Task:
Copy nothing but the text: reproduce each line of the listing exactly and leave the pictures out.

Information shown:
- - -
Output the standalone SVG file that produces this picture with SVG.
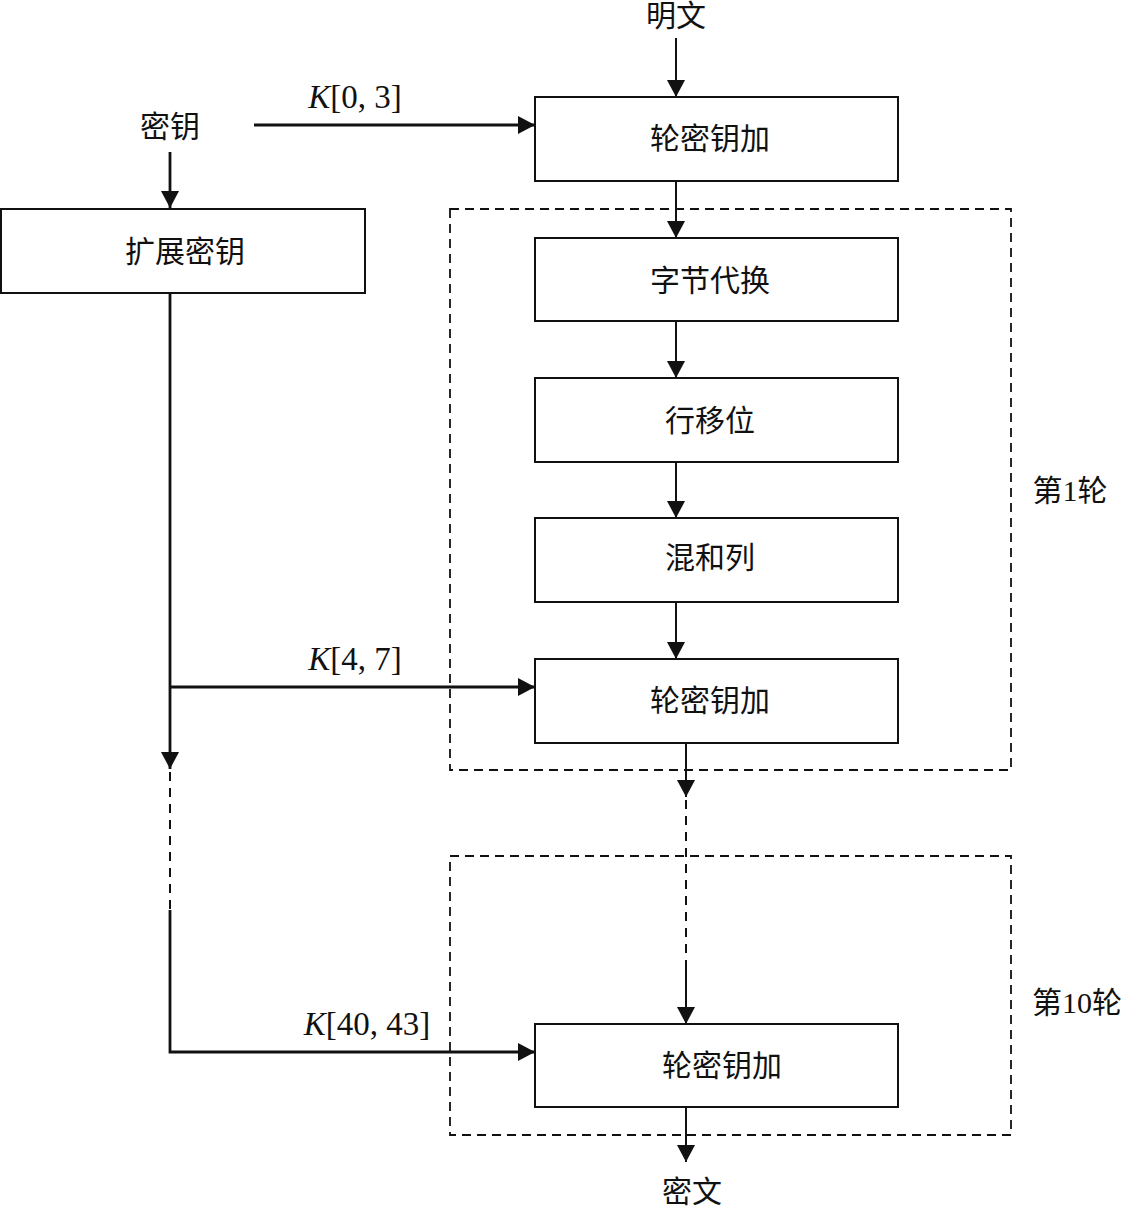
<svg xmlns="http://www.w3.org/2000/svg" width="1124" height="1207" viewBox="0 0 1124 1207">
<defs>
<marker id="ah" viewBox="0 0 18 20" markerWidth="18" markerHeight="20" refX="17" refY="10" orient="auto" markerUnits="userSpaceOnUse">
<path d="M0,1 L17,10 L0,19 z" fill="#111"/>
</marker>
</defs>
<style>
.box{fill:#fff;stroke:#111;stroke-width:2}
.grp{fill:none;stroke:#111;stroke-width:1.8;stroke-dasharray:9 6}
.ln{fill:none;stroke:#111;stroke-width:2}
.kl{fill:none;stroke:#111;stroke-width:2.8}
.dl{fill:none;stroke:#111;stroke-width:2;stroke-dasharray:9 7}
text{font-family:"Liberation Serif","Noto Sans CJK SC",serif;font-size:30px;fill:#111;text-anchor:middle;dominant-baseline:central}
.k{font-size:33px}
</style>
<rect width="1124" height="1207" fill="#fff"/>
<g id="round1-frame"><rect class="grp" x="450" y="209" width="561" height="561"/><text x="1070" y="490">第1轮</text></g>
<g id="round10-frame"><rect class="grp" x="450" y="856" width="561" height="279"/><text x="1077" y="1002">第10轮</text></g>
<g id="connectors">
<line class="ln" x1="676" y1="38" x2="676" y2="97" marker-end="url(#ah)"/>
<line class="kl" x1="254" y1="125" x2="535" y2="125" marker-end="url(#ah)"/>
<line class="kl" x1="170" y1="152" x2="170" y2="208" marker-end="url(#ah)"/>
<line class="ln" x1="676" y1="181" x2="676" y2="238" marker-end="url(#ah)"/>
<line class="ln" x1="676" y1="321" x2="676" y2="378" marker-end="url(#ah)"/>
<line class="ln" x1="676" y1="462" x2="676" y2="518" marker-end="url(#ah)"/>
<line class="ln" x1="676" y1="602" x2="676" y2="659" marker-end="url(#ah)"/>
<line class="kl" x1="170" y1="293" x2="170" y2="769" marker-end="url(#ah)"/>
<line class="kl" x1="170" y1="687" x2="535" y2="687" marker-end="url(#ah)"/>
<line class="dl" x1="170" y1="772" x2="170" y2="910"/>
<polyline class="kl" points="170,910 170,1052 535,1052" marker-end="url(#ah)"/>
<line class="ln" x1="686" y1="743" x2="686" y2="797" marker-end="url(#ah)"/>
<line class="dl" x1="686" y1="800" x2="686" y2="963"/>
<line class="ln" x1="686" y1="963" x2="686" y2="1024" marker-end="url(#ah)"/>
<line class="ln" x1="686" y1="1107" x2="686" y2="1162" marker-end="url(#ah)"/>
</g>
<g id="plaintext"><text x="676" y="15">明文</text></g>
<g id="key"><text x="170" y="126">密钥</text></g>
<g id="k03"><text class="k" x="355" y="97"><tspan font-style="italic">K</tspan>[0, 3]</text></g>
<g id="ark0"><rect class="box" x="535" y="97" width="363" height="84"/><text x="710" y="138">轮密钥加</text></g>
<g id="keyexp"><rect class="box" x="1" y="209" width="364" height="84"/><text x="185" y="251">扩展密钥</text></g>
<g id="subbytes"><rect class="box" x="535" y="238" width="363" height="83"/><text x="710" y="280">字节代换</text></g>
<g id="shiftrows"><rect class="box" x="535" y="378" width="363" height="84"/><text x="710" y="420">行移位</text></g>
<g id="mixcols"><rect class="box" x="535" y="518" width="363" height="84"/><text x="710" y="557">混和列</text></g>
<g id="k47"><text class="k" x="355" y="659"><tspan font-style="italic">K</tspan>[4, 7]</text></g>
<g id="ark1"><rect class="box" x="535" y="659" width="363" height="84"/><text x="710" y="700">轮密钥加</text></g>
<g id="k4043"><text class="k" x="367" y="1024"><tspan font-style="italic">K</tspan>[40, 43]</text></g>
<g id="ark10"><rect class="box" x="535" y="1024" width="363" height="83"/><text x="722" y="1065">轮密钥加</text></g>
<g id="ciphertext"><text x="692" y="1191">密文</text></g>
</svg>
- - -
Answer for this exercise:
Output the standalone SVG file that produces this picture with SVG.
<svg xmlns="http://www.w3.org/2000/svg" width="1124" height="1207" viewBox="0 0 1124 1207">
<defs>
<marker id="ah" viewBox="0 0 18 20" markerWidth="18" markerHeight="20" refX="17" refY="10" orient="auto" markerUnits="userSpaceOnUse">
<path d="M0,1 L17,10 L0,19 z" fill="#111"/>
</marker>
</defs>
<style>
.box{fill:#fff;stroke:#111;stroke-width:2}
.grp{fill:none;stroke:#111;stroke-width:1.8;stroke-dasharray:9 6}
.ln{fill:none;stroke:#111;stroke-width:2}
.kl{fill:none;stroke:#111;stroke-width:2.8}
.dl{fill:none;stroke:#111;stroke-width:2;stroke-dasharray:9 7}
text{font-family:"Liberation Serif","Noto Sans CJK SC",serif;font-size:30px;fill:#111;text-anchor:middle;dominant-baseline:central}
.k{font-size:33px}
</style>
<rect width="1124" height="1207" fill="#fff"/>
<g id="round1-frame"><rect class="grp" x="450" y="209" width="561" height="561"/><text x="1070" y="490">第1轮</text></g>
<g id="round10-frame"><rect class="grp" x="450" y="856" width="561" height="279"/><text x="1077" y="1002">第10轮</text></g>
<g id="connectors">
<line class="ln" x1="676" y1="38" x2="676" y2="97" marker-end="url(#ah)"/>
<line class="kl" x1="254" y1="125" x2="535" y2="125" marker-end="url(#ah)"/>
<line class="kl" x1="170" y1="152" x2="170" y2="208" marker-end="url(#ah)"/>
<line class="ln" x1="676" y1="181" x2="676" y2="238" marker-end="url(#ah)"/>
<line class="ln" x1="676" y1="321" x2="676" y2="378" marker-end="url(#ah)"/>
<line class="ln" x1="676" y1="462" x2="676" y2="518" marker-end="url(#ah)"/>
<line class="ln" x1="676" y1="602" x2="676" y2="659" marker-end="url(#ah)"/>
<line class="kl" x1="170" y1="293" x2="170" y2="769" marker-end="url(#ah)"/>
<line class="kl" x1="170" y1="687" x2="535" y2="687" marker-end="url(#ah)"/>
<line class="dl" x1="170" y1="772" x2="170" y2="910"/>
<polyline class="kl" points="170,910 170,1052 535,1052" marker-end="url(#ah)"/>
<line class="ln" x1="686" y1="743" x2="686" y2="797" marker-end="url(#ah)"/>
<line class="dl" x1="686" y1="800" x2="686" y2="963"/>
<line class="ln" x1="686" y1="963" x2="686" y2="1024" marker-end="url(#ah)"/>
<line class="ln" x1="686" y1="1107" x2="686" y2="1162" marker-end="url(#ah)"/>
</g>
<g id="plaintext"><text x="676" y="15">明文</text></g>
<g id="key"><text x="170" y="126">密钥</text></g>
<g id="k03"><text class="k" x="355" y="97"><tspan font-style="italic">K</tspan>[0, 3]</text></g>
<g id="ark0"><rect class="box" x="535" y="97" width="363" height="84"/><text x="710" y="138">轮密钥加</text></g>
<g id="keyexp"><rect class="box" x="1" y="209" width="364" height="84"/><text x="185" y="251">扩展密钥</text></g>
<g id="subbytes"><rect class="box" x="535" y="238" width="363" height="83"/><text x="710" y="280">字节代换</text></g>
<g id="shiftrows"><rect class="box" x="535" y="378" width="363" height="84"/><text x="710" y="420">行移位</text></g>
<g id="mixcols"><rect class="box" x="535" y="518" width="363" height="84"/><text x="710" y="557">混和列</text></g>
<g id="k47"><text class="k" x="355" y="659"><tspan font-style="italic">K</tspan>[4, 7]</text></g>
<g id="ark1"><rect class="box" x="535" y="659" width="363" height="84"/><text x="710" y="700">轮密钥加</text></g>
<g id="k4043"><text class="k" x="367" y="1024"><tspan font-style="italic">K</tspan>[40, 43]</text></g>
<g id="ark10"><rect class="box" x="535" y="1024" width="363" height="83"/><text x="722" y="1065">轮密钥加</text></g>
<g id="ciphertext"><text x="692" y="1191">密文</text></g>
</svg>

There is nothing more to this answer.